Спас ли Горький будущее?

Идея о Сверхчеловеке Горького боль­ше сродни тем настроениям, которые господствовали в эпоху Про­све­ще­ния, когда Человек ставился в центр мироздания, когда все делалось для него и во имя его.

Европейский гуманизм был распространен в России в разных формах: это и петровские реформы, и восстание декабристов, и народничество, и марксизм… Все это, в конечном счете, вело к отдалению от Бога, к отказу от христианства. В этом смысле Горького можно считать одним из ключевых русских гуманистов. И истоки этого — не только в его увлечении европейской философией, но и в осмыслении той жизни, которая преследовала его с рождения. Поэтому гуманизм Горького имеет бунтарский, антирелигиозный и позитивно-научный характер. Идея о величии и ценности Человека, помещенная в те условия, в которых жил и творил Горький, стала идеей о Сверхчеловеке, противопоставленном людям. Идеей, согласно которой Человек не равен Богу, а заменяет его.

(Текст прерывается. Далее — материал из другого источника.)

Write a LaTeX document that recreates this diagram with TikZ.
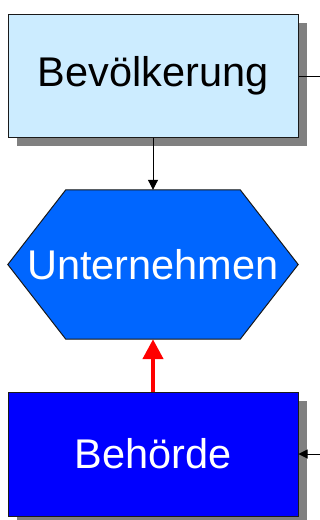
\documentclass[tikz,border=0pt]{standalone}
\usepackage{fontspec}
\setmainfont{Liberation Sans}
\usetikzlibrary{shadows,arrows.meta,calc,backgrounds}
\definecolor{paleblue}{HTML}{CCECFF}
\definecolor{midblue}{HTML}{0066FF}
\definecolor{deepblue}{HTML}{0000FF}
\definecolor{edgegray}{HTML}{1A1A1A}
\definecolor{shadowgray}{HTML}{808080}
\tikzset{
  shade box/.style={drop shadow={shadow xshift=8.5pt, shadow yshift=-8.5pt, fill=shadowgray, opacity=1}},
  label font/.style={font=\fontsize{41.5}{48}\selectfont},
  entity/.style={draw=edgegray, line width=1pt, inner sep=0pt,
    minimum width=290pt, minimum height=123pt, label font, shade box},
  hexa/.style={inner sep=0pt, minimum width=290pt, minimum height=149pt, label font},
  hexline/.style={draw=edgegray, line width=1pt, fill=midblue},
  hexshade/.style={fill=shadowgray},
  flow/.style={line width=1pt, -{Triangle[width=10pt,length=10pt]}},
  side/.style={line width=1pt, -{Triangle[width=9pt,length=9pt]}},
  key flow/.style={red, line width=4.5pt, -{Triangle[width=20pt,length=20pt]}}
}
\begin{document}
\begin{tikzpicture}[x=1pt,y=-1pt]
  \useasboundingbox (0,0) rectangle (320,520);
  \node[entity, fill=paleblue, text=black] (bev) at (153,75.5) {Bevölkerung};
  \node[hexa, text=white] (unt) at (153,264.5) {Unternehmen};
  \node[entity, fill=deepblue, text=white, minimum height=124pt] (beh) at (153,454) {Behörde};
  % hexagon outline behind the Unternehmen label, with its shadow
  \begin{scope}[on background layer]
    \foreach \dx/\sty in {8.5/hexshade, 0/hexline} {
      \path[\sty, shift={(\dx,\dx)}]
        ($(unt.north west)+(58,0)$) -- ($(unt.north east)+(-58,0)$) -- (unt.east)
        -- ($(unt.south east)+(-58,0)$) -- ($(unt.south west)+(58,0)$) -- (unt.west) -- cycle;
    }
  \end{scope}
  \coordinate (outA) at (320,76);
  \coordinate (inB) at (320,454);
  \draw[flow] (bev.south) -- (unt.north);
  \draw[key flow] (beh.north) -- (unt.south);
  \draw[line width=1pt] (bev.east |- outA) -- (outA);
  \draw[side] (inB) -- (beh.east |- inB);
\end{tikzpicture}
\end{document}
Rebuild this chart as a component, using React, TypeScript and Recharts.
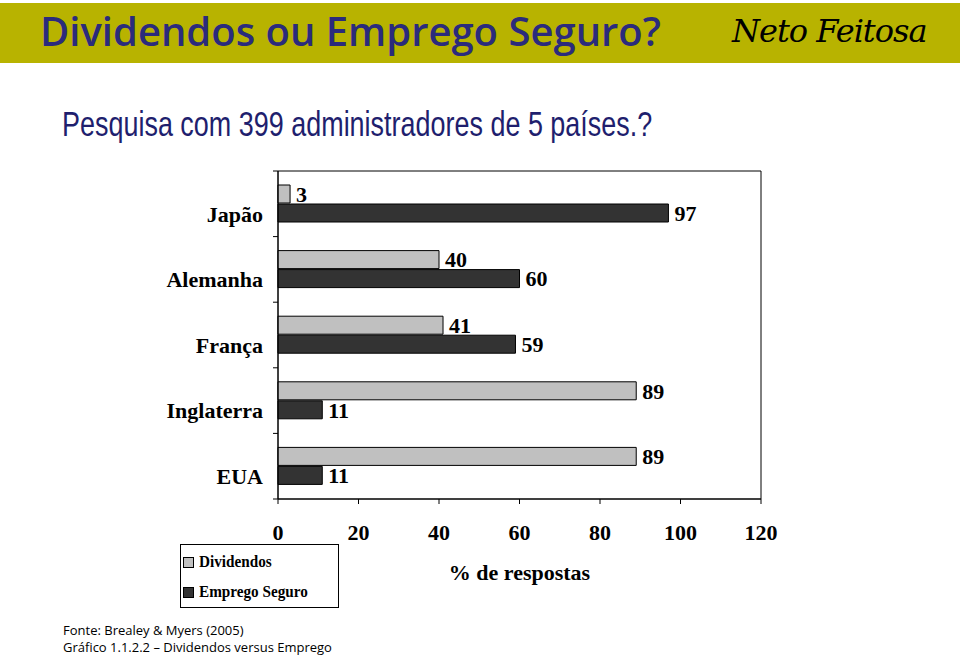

Горький не мог не видеть, как «работают» идеи Ницше: в конце 1920‑х годов они легли в основу идеологии тех, кто вскоре придет к власти в Германии. Естественно, Горький не хотел довести свои идеи до такого завершения. Возможно, он желал, начиная с того же, дать человечеству противоположное. Противопоставить что-то тем конфликтам, тем общечеловеческим бедам, который выросли из той же мысли о Сверхчеловеке, направляя свои идеи в «правильное» русло.

В ситуации глобальных изменений, когда сложившиеся традиции, мировые религии могут не отвечать на запросы современного, практически только что появившегося иного человека, появляется потребность в новых правилах, новых идеалах. И от того, какие идеалы буду выбраны, зависит будущее. Может быть, на такую роль претендует Сверхчеловек Горького? Может, сам Горький претендовал быть Спасителем ХХ и даже ХХI века?

Ярослав Соколов — писатель, филолог, журналист, автор готовящейся к выходу книги о русских писателях ХХ века.